Q: Can I use `await` inside a `forEach` loop?
A: No, you cannot directly use `await` inside a `forEach` loop. The `forEach` loop does not wait for asynchronous operations to complete before moving to the next iteration. If you need to perform asynchronous operations in a loop, you should use a `for…of` loop or `map` with `Promise.all()`.
Q: How do I handle multiple `await` calls concurrently?

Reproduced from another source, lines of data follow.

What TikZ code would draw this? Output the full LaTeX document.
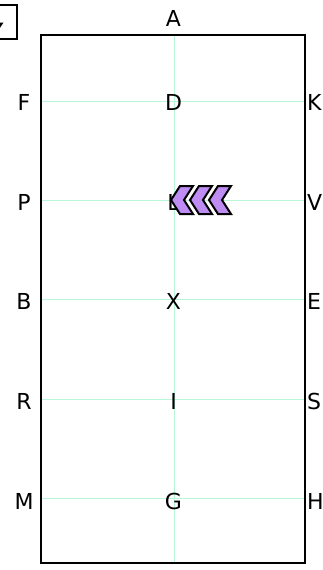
\documentclass[tikz,border=0pt]{standalone}
\usepackage{fontspec}
\setmainfont{DejaVu Sans}
\definecolor{gridmint}{RGB}{185,245,215}
\definecolor{chevfill}{RGB}{190,140,242}
\begin{document}
\begin{tikzpicture}[x=1pt,y=-1pt,
  lbl/.style={inner sep=0pt, font=\fontsize{22}{23}\selectfont},
  gridline/.style={draw=gridmint, line width=1pt},
  field/.style={draw=black, line width=2.4pt},
  chev/.style={draw=black, fill=chevfill, line width=2pt, line join=miter},
  btn/.style={draw=black, line width=1.8pt}]
\useasboundingbox (0,0) rectangle (322,570);
% grid line end points
\coordinate (vtop) at (174,35);
\coordinate (vbot) at (174,563);
\foreach \n/\y in {1/101,2/200.5,3/299.5,4/399.5,5/498.5}{
  \coordinate (gl\n) at (41,\y);
  \coordinate (gr\n) at (305,\y);
}
\foreach \n in {1,...,5}{ \draw[gridline] (gl\n) -- (gr\n); }
\draw[gridline] (vtop) -- (vbot);
% field
\draw[field] (41,35) rectangle (305,563);
% labels
\node[lbl] (A) at (173.5,18) {A};
\foreach \n/\y/\l/\c/\r in {1/102.5/F/D/K,2/202/P/L/V,3/301/B/X/E,4/401/R/I/S,5/501/M/G/H}{
  \node[lbl] (left\n) at (24,\y) {\l};
  \node[lbl] (mid\n) at (173.5,\y) {\c};
  \node[lbl,anchor=west] (right\n) at (307,\y) {\r};
}
% chevrons
\foreach \i in {0,1,2}{
  \draw[chev] ({171+19*\i},200) -- ++(9,-14) -- ++(13,0) -- ++(-9,14) -- ++(9,14) -- ++(-13,0) -- cycle;
}
% top-left button
\draw[btn] (-20,5) rectangle (17,39);
\fill (-5,22.5) -- (3.5,22.5) -- (-0.75,29) -- cycle;
\end{tikzpicture}
\end{document}
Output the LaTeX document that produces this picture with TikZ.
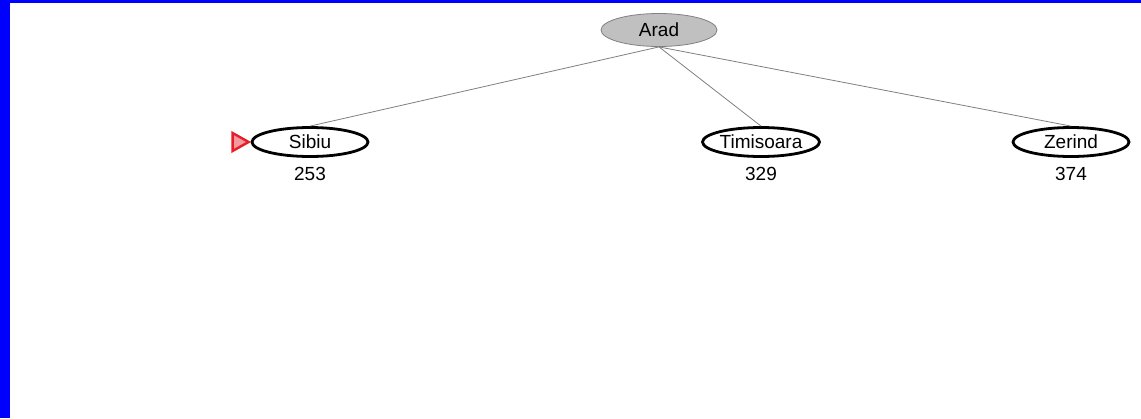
\documentclass[tikz,border=0pt]{standalone}
\usepackage{fontspec}
\setmainfont{Liberation Sans}
\usepackage{tikz}
\usetikzlibrary{calc,shapes.geometric,positioning}
\usepackage{xcolor}
\definecolor{myblue}{RGB}{0,0,255}
\definecolor{mygray}{RGB}{192,192,192}
\definecolor{myred}{RGB}{230,30,40}

\begin{document}
\begin{tikzpicture}[x=1pt,y=-1pt,
    city/.style={draw, ellipse, line width=2.8pt, minimum width=116pt, minimum height=29pt, inner sep=0pt, font=\fontsize{19}{22}\selectfont},
    root/.style={city, fill=mygray, draw=gray, line width=0.8pt, minimum height=33pt},
    cost/.style={font=\fontsize{19}{22}\selectfont, inner sep=0pt},
    edge/.style={draw=gray, line width=0.8pt}]
  % frame
  \fill[white] (0,0) rectangle (1141,418);
  \fill[myblue] (0,0) rectangle (10,418);
  \fill[myblue] (0,0) rectangle (1141,3);
  \useasboundingbox (0,0) rectangle (1141,418);

  % tree
  \node[root] (arad) at (659,30) {Arad};
  \node[city] (sibiu) at (310,142) {Sibiu};
  \node[city] (timisoara) at (761,142) {Timisoara};
  \node[city] (zerind) at (1071,142) {Zerind};

  \node[cost] (c253) at (310,174) {253};
  \node[cost] (c329) at (761,174) {329};
  \node[cost] (c374) at (1071,174) {374};

  \draw[edge] (arad.south) -- (sibiu.north);
  \draw[edge] (arad.south) -- (timisoara.north);
  \draw[edge] (arad.south) -- (zerind.north);

  % marker on the chosen node
  \coordinate (tip) at (sibiu.west);
  \draw[myred, line width=2.4pt, fill=myred!45, line join=miter]
    ($(tip)+(-18,-9)$) -- ($(tip)+(-2,0)$) -- ($(tip)+(-18,9)$) -- cycle;
\end{tikzpicture}
\end{document}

A: If you need to make multiple asynchronous calls at the same time and don’t depend on the results of one before starting another, you can use `Promise.all()`. This allows you to run multiple promises in parallel and wait for all of them to resolve. For example:
async function fetchData() {
const [data1, data2] = await Promise.all([
fetch('https://api.example.com/data1').then(res => res.json()),
fetch('https://api.example.com/data2').then(res => res.json())
]);
console.log(data1, data2);
}
Q: Are `async/await` and callbacks still relevant?
A: Yes, callbacks and promises are still relevant. `async/await` is built on top of promises. You may still encounter callbacks, especially in older codebases or when working with certain APIs. Understanding both callbacks, promises, and `async/await` gives you a comprehensive understanding of asynchronous JavaScript and allows you to choose the best approach for different situations.
Conclusion
Mastering `async` and `await` is a significant step towards becoming proficient in JavaScript. By understanding how to use these keywords, you can write cleaner, more readable, and more maintainable asynchronous code. This allows you to create more responsive and efficient web applications. As you continue your journey, remember to practice these concepts with real-world examples, experiment with different scenarios, and always prioritize error handling. The ability to handle asynchronous operations effectively is a cornerstone of modern web development, and with `async` and `await`, you’re well-equipped to tackle the challenges of the asynchronous world.